Pastor Keion Henderson wants church to witness ‘excellence’ of Lakewood Church
The Lighthouse held a service at Joel Osteen’s church Sunday, after Hurricane Beryl did an estimated $20 million in damages to its main Houston campus.
The Lighthouse Church’s pastor Keion Henderson, displaced by the destruction of Hurricane Beryl in Houston, delivered a two-hour revival service for several thousand of his members Sunday night at Joel Osteen’s Lakewood Church. The 16,000-seat former home of the Rockets had its doors opened to Henderson by Osteen, who invited Lighthouse to hold gatherings there through August. But Henderson suggested the site wasn’t randomly selected.
“I brought you here so you can see excellence. I brought you here to see what we can build. I brought you here so that you can smell the aroma of greatness,” Henderson said Sunday from Lakewood’s stage. “I didn’t take you any place you could settle. I didn’t want to take you to a place you had before. I didn’t want to take you to a place where you knew you could get it. I had to make it hard so you can find out that is what God wants for us.”

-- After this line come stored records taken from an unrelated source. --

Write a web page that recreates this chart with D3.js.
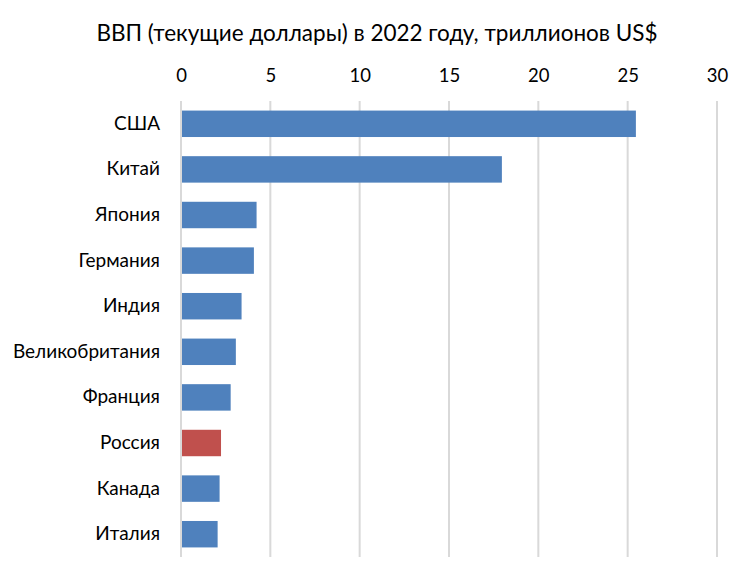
<!DOCTYPE html>
<html>
<head>
<meta charset="utf-8">
<script src="https://cdn.jsdelivr.net/npm/d3@7"></script>
<style>
  body { margin: 0; background: #fff; }
  text { font-family: Lato, "Open Sans", sans-serif; fill: #000; }
</style>
</head>
<body>
<div id="chart"></div>
<script>
// GDP, current US$, 2022, trillions
const countries = ["США", "Китай", "Япония", "Германия", "Индия", "Великобритания", "Франция", "Россия", "Канада", "Италия"];
const gdp = [25.46, 17.96, 4.23, 4.08, 3.39, 3.07, 2.78, 2.24, 2.16, 2.05];
const highlight = ["Россия"];
const xTicks = [0, 5, 10, 15, 20, 25, 30];
const title = "ВВП (текущие доллары) в 2022 году, триллионов US$";

const W = 750, H = 581;
const margin = { top: 101, left: 181, right: 33, bottom: 24 };

const data = countries.map((c, i) => ({ name: c, value: gdp[i] }));

const svg = d3.select("#chart")
    .append("svg")
    .attr("width", W)
    .attr("height", H);

const x = d3.scaleLinear()
    .domain([0, 30])
    .range([margin.left, W - margin.right]);

const y = d3.scaleBand()
    .domain(countries)
    .range([margin.top, H - margin.bottom])
    .paddingInner(0.42)
    .paddingOuter(0.21);

// title
svg.append("text")
    .attr("x", 377)
    .attr("y", 41)
    .attr("text-anchor", "middle")
    .attr("font-size", "22.5px")
    .text(title);

// gridlines
svg.append("g")
    .selectAll("line")
    .data(xTicks)
    .enter()
    .append("line")
    .attr("x1", d => x(d))
    .attr("x2", d => x(d))
    .attr("y1", margin.top)
    .attr("y2", H - margin.bottom)
    .attr("stroke", "#d9d9d9")
    .attr("stroke-width", 2);

// top axis
const xAxis = d3.axisTop(x)
    .tickValues(xTicks)
    .tickSize(0)
    .tickPadding(0)
    .tickFormat(d3.format("d"));

const axis = svg.append("g")
    .attr("transform", "translate(0, 82)")
    .call(xAxis);
axis.select(".domain").remove();
axis.selectAll("text")
    .attr("font-size", "18.5px")
    .attr("font-family", "Lato, sans-serif")
    .attr("fill", "#000");

// bars
svg.append("g")
    .selectAll("rect")
    .data(data)
    .enter()
    .append("rect")
    .attr("x", x(0) + 1)
    .attr("y", d => y(d.name))
    .attr("width", d => x(d.value) - x(0) - 1)
    .attr("height", y.bandwidth())
    .attr("fill", d => highlight.includes(d.name) ? "#c0504d" : "#4f81bd");

// category labels
const yAxis = d3.axisLeft(y)
    .tickSize(0)
    .tickPadding(21);

const yg = svg.append("g")
    .attr("transform", `translate(${margin.left}, 0)`)
    .call(yAxis);
yg.select(".domain").remove();
yg.selectAll("text")
    .attr("font-size", "19px")
    .attr("font-family", "Lato, sans-serif")
    .attr("fill", "#000");
</script>
</body>
</html>
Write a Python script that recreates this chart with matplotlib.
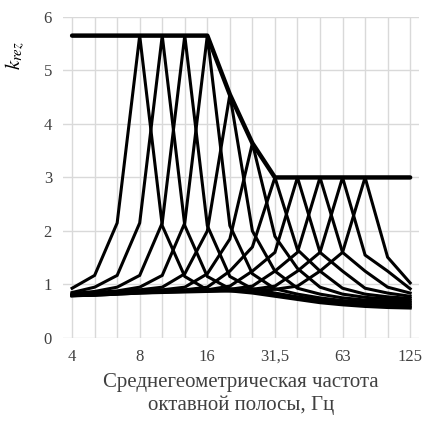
import matplotlib
matplotlib.use('Agg')
import matplotlib.pyplot as plt
import numpy as np

plt.rcParams['font.family'] = ['Liberation Serif', 'DejaVu Serif']
plt.rcParams['mathtext.fontset'] = 'stix'

# 1/3-октавные частоты (подписаны только октавные)
freqs = ['4', '5', '6,3', '8', '10', '12,5', '16', '20', '25', '31,5', '40', '50', '63', '80', '100', '125']
tick_labels = ['4', '', '', '8', '', '', '16', '', '', '31,5', '', '', '63', '', '', '125']

envelope = [5.65, 5.65, 5.65, 5.65, 5.65, 5.65, 5.65, 4.55, 3.64, 3.0, 3.0, 3.0, 3.0, 3.0, 3.0, 3.0]

curves = [
    [0.93, 1.17, 2.15, 5.65, 2.10, 1.15, 0.90, 0.88, 0.84, 0.78, 0.72, 0.66, 0.62, 0.59, 0.57, 0.56],
    [0.85, 0.95, 1.17, 2.15, 5.65, 2.10, 1.15, 0.92, 0.87, 0.80, 0.74, 0.68, 0.64, 0.61, 0.59, 0.58],
    [0.83, 0.87, 0.95, 1.17, 2.15, 5.65, 2.10, 1.15, 0.92, 0.84, 0.77, 0.71, 0.67, 0.64, 0.62, 0.61],
    [0.82, 0.85, 0.88, 0.95, 1.17, 2.15, 5.65, 2.10, 1.20, 0.92, 0.82, 0.75, 0.70, 0.67, 0.65, 0.64],
    [0.81, 0.83, 0.86, 0.90, 0.95, 1.20, 2.00, 4.55, 2.00, 1.25, 0.93, 0.82, 0.75, 0.71, 0.69, 0.67],
    [0.80, 0.82, 0.85, 0.88, 0.90, 0.95, 1.20, 1.85, 3.64, 1.90, 1.30, 0.95, 0.82, 0.76, 0.73, 0.70],
    [0.80, 0.82, 0.84, 0.87, 0.89, 0.90, 0.95, 1.25, 1.70, 3.00, 1.65, 1.25, 0.93, 0.82, 0.77, 0.74],
    [0.80, 0.81, 0.83, 0.86, 0.88, 0.89, 0.90, 0.97, 1.25, 1.60, 3.00, 1.60, 1.25, 0.93, 0.84, 0.78],
    [0.79, 0.81, 0.83, 0.85, 0.87, 0.88, 0.89, 0.91, 0.97, 1.25, 1.60, 3.00, 1.60, 1.25, 0.95, 0.84],
    [0.79, 0.80, 0.82, 0.84, 0.86, 0.87, 0.88, 0.89, 0.91, 0.97, 1.25, 1.60, 3.00, 1.55, 1.25, 0.92],
    [0.79, 0.80, 0.82, 0.84, 0.85, 0.86, 0.87, 0.88, 0.89, 0.91, 0.97, 1.25, 1.60, 3.00, 1.51, 1.03],
]

x = np.arange(len(freqs))

fig, ax = plt.subplots(figsize=(4.38, 4.22), dpi=100)
fig.subplots_adjust(left=0.144, right=0.957, top=0.96, bottom=0.199)

for c in curves:
    ax.plot(x, c, color='black', lw=2.2, solid_joinstyle='miter')
ax.plot(x, envelope, color='black', lw=3.2, solid_capstyle='round')

ax.set_xlim(-0.4, len(freqs) - 0.6)
ax.set_ylim(0, 6)
ax.set_xticks(x)
ax.set_xticklabels(tick_labels, fontsize=12, color='#404040')
ax.set_yticks(range(7))
ax.tick_params(labelsize=12, colors='#404040', length=0, pad=8)
ax.grid(True, color='#d9d9d9', lw=1)
ax.set_axisbelow(True)
for s in ax.spines.values():
    s.set_visible(False)

ax.set_ylabel(r'$k_{rez}$', fontsize=15)
ax.yaxis.set_label_coords(-0.1, 0.88)
ax.set_xlabel('Среднегеометрическая частота\nоктавной полосы, Гц', fontsize=15, color='#404040', labelpad=6)

fig.savefig('out.png')
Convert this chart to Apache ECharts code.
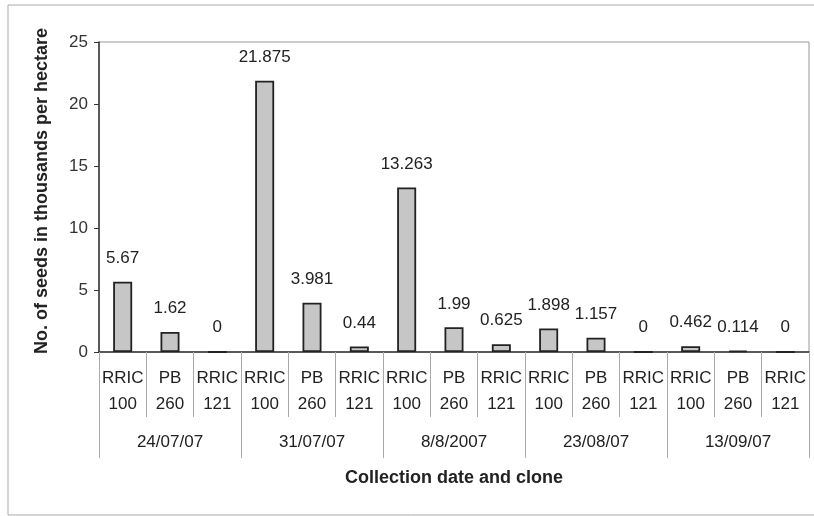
<!DOCTYPE html>
<html>
<head>
<meta charset="utf-8">
<script src="https://cdn.jsdelivr.net/npm/echarts@6/dist/echarts.min.js"></script>
<style>
html,body{margin:0;padding:0;background:#fff;}
#main{width:814px;height:516px;}
</style>
</head>
<body>
<div id="main"></div>
<script>
const clones = ["RRIC\n100","PB\n260","RRIC\n121","RRIC\n100","PB\n260","RRIC\n121","RRIC\n100","PB\n260","RRIC\n121","RRIC\n100","PB\n260","RRIC\n121","RRIC\n100","PB\n260","RRIC\n121"];
const dates = ["24/07/07","31/07/07","8/8/2007","23/08/07","13/09/07"];
const seeds = [5.67,1.62,0,21.875,3.981,0.44,13.263,1.99,0.625,1.898,1.157,0,0.462,0.114,0];
const yTicks = [0,5,10,15,20,25];
const yTitle = "No. of seeds in thousands per hectare";
const xTitle = "Collection date and clone";

const FONT = "Liberation Sans, Arial, sans-serif";
const chart = echarts.init(document.getElementById('main'));
chart.setOption({
  animation:false,
  backgroundColor:'#fff',
  graphic:[{type:'rect',shape:{x:8,y:5,width:830,height:510},style:{fill:'none',stroke:'#aaa',lineWidth:1},z:-1}],
  grid:{left:99,right:5,top:42,bottom:164,show:true,borderColor:'#999',borderWidth:1},
  xAxis:[{
    type:'category',data:clones,position:'bottom',
    axisLine:{lineStyle:{color:'#333',width:1.5}},
    axisTick:{show:true,interval:0,length:65,lineStyle:{color:'#aaa'}},
    axisLabel:{interval:0,margin:13,fontFamily:FONT,fontSize:17,lineHeight:26,color:'#222'}
  },{
    type:'category',data:dates,position:'bottom',
    axisLine:{show:false},
    axisTick:{show:true,interval:0,length:106,lineStyle:{color:'#aaa'}},
    axisLabel:{interval:0,margin:82,fontFamily:FONT,fontSize:17,color:'#222'},
    name:xTitle,nameLocation:'middle',nameGap:117,
    nameTextStyle:{fontFamily:FONT,fontSize:18,fontWeight:'bold',color:'#222'}
  }],
  yAxis:{
    type:'value',min:yTicks[0],max:yTicks[yTicks.length-1],interval:5,
    axisLine:{show:true,lineStyle:{color:'#333',width:1.5}},
    axisTick:{show:true,length:5,lineStyle:{color:'#333'}},
    splitLine:{show:false},
    axisLabel:{margin:11,fontFamily:FONT,fontSize:17,color:'#333'},
    name:yTitle,nameLocation:'middle',nameGap:48,
    nameTextStyle:{fontFamily:FONT,fontSize:18,fontWeight:'bold',color:'#222',padding:[0,0,0,12]}
  },
  series:[{
    type:'bar',data:seeds,xAxisIndex:0,barWidth:19,
    itemStyle:{color:'#c6c6c6',borderColor:'#222',borderWidth:1.8},
    label:{show:true,position:'top',distance:15,fontFamily:FONT,fontSize:17,color:'#222'}
  }]
});
</script>
</body>
</html>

Henderson, the 43-year-old leader of the non-denominational, predominantly Black megachurch, presented himself as a modern-day Noah, the biblical hero who builds an arc to navigate dangerous flood waters. In so doing, the pastor reminded his congregation that he had planned to expand Lighthouse’s North campus in Humble because they’d long been forced to turn away about 600 people each weekend due to lack of space. Henderson bought the building for $6.2 million about a decade ago, but said he’d had the site appraised for $20 million this year and increased its insurance policy without knowing the deadly hurricane would rip through the city, leading to widespread power outages for millions across Houston in early July.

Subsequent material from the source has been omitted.